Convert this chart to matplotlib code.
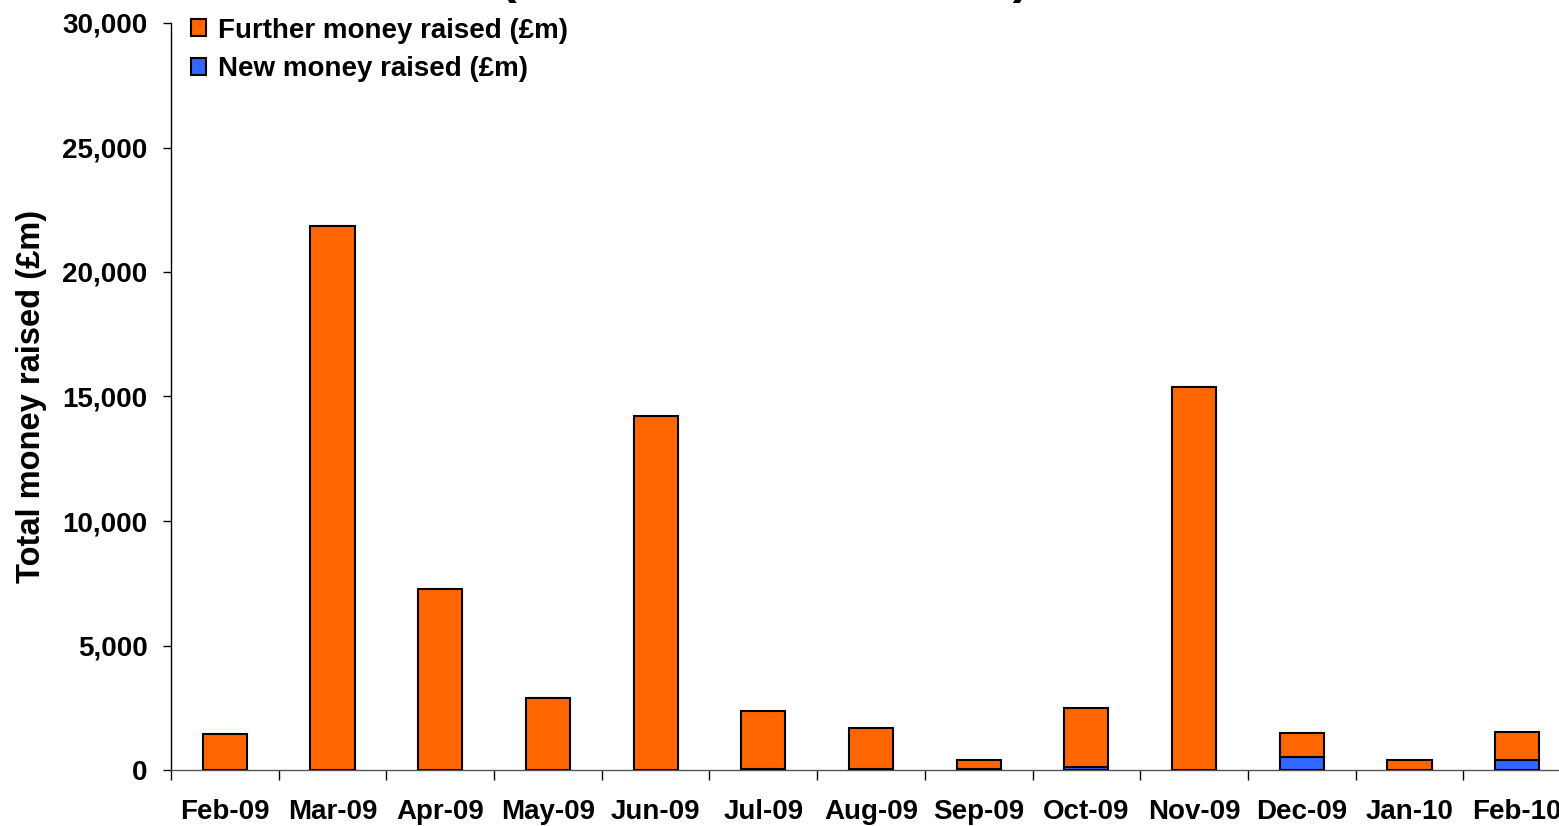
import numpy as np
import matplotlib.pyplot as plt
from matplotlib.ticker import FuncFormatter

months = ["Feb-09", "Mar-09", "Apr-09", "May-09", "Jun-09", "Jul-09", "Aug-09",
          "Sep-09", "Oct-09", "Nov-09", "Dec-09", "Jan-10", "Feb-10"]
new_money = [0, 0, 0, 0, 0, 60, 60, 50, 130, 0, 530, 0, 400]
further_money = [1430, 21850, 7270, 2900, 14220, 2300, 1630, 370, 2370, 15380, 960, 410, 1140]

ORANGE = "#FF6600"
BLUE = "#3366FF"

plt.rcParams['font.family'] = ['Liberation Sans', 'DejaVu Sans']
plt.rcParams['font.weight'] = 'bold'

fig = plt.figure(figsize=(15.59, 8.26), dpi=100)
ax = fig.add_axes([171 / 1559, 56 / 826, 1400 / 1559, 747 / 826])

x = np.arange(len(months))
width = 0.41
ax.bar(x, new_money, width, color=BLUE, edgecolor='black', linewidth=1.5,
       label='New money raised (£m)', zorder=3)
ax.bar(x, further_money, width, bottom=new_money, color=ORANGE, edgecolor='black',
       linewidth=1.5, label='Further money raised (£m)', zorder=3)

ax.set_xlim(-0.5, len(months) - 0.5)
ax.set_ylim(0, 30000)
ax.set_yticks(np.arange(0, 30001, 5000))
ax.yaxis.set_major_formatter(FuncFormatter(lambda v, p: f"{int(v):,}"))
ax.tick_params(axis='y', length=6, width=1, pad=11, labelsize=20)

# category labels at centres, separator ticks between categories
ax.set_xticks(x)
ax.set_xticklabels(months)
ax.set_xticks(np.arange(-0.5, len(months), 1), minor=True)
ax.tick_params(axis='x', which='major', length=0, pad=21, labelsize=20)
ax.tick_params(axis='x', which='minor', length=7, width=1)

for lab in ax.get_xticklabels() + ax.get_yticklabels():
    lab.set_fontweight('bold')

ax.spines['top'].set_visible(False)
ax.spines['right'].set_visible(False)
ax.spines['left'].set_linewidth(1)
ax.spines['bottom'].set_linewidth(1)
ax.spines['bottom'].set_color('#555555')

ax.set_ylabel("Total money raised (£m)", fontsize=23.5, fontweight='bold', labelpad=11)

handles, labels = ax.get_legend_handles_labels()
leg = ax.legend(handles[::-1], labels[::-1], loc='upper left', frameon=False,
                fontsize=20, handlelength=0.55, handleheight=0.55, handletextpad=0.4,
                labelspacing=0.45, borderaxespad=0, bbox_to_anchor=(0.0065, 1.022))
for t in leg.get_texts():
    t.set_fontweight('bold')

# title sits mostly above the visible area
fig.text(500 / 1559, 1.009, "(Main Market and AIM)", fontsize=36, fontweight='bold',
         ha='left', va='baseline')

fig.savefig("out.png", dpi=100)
* * * * * * *
Stated exercise:
Every line above should be repeated exactly; pictures stay out of the copy.

Reply to the task:
Convert this chart to matplotlib code.
import numpy as np
import matplotlib.pyplot as plt
from matplotlib.ticker import FuncFormatter

months = ["Feb-09", "Mar-09", "Apr-09", "May-09", "Jun-09", "Jul-09", "Aug-09",
          "Sep-09", "Oct-09", "Nov-09", "Dec-09", "Jan-10", "Feb-10"]
new_money = [0, 0, 0, 0, 0, 60, 60, 50, 130, 0, 530, 0, 400]
further_money = [1430, 21850, 7270, 2900, 14220, 2300, 1630, 370, 2370, 15380, 960, 410, 1140]

ORANGE = "#FF6600"
BLUE = "#3366FF"

plt.rcParams['font.family'] = ['Liberation Sans', 'DejaVu Sans']
plt.rcParams['font.weight'] = 'bold'

fig = plt.figure(figsize=(15.59, 8.26), dpi=100)
ax = fig.add_axes([171 / 1559, 56 / 826, 1400 / 1559, 747 / 826])

x = np.arange(len(months))
width = 0.41
ax.bar(x, new_money, width, color=BLUE, edgecolor='black', linewidth=1.5,
       label='New money raised (£m)', zorder=3)
ax.bar(x, further_money, width, bottom=new_money, color=ORANGE, edgecolor='black',
       linewidth=1.5, label='Further money raised (£m)', zorder=3)

ax.set_xlim(-0.5, len(months) - 0.5)
ax.set_ylim(0, 30000)
ax.set_yticks(np.arange(0, 30001, 5000))
ax.yaxis.set_major_formatter(FuncFormatter(lambda v, p: f"{int(v):,}"))
ax.tick_params(axis='y', length=6, width=1, pad=11, labelsize=20)

# category labels at centres, separator ticks between categories
ax.set_xticks(x)
ax.set_xticklabels(months)
ax.set_xticks(np.arange(-0.5, len(months), 1), minor=True)
ax.tick_params(axis='x', which='major', length=0, pad=21, labelsize=20)
ax.tick_params(axis='x', which='minor', length=7, width=1)

for lab in ax.get_xticklabels() + ax.get_yticklabels():
    lab.set_fontweight('bold')

ax.spines['top'].set_visible(False)
ax.spines['right'].set_visible(False)
ax.spines['left'].set_linewidth(1)
ax.spines['bottom'].set_linewidth(1)
ax.spines['bottom'].set_color('#555555')

ax.set_ylabel("Total money raised (£m)", fontsize=23.5, fontweight='bold', labelpad=11)

handles, labels = ax.get_legend_handles_labels()
leg = ax.legend(handles[::-1], labels[::-1], loc='upper left', frameon=False,
                fontsize=20, handlelength=0.55, handleheight=0.55, handletextpad=0.4,
                labelspacing=0.45, borderaxespad=0, bbox_to_anchor=(0.0065, 1.022))
for t in leg.get_texts():
    t.set_fontweight('bold')

# title sits mostly above the visible area
fig.text(500 / 1559, 1.009, "(Main Market and AIM)", fontsize=36, fontweight='bold',
         ha='left', va='baseline')

fig.savefig("out.png", dpi=100)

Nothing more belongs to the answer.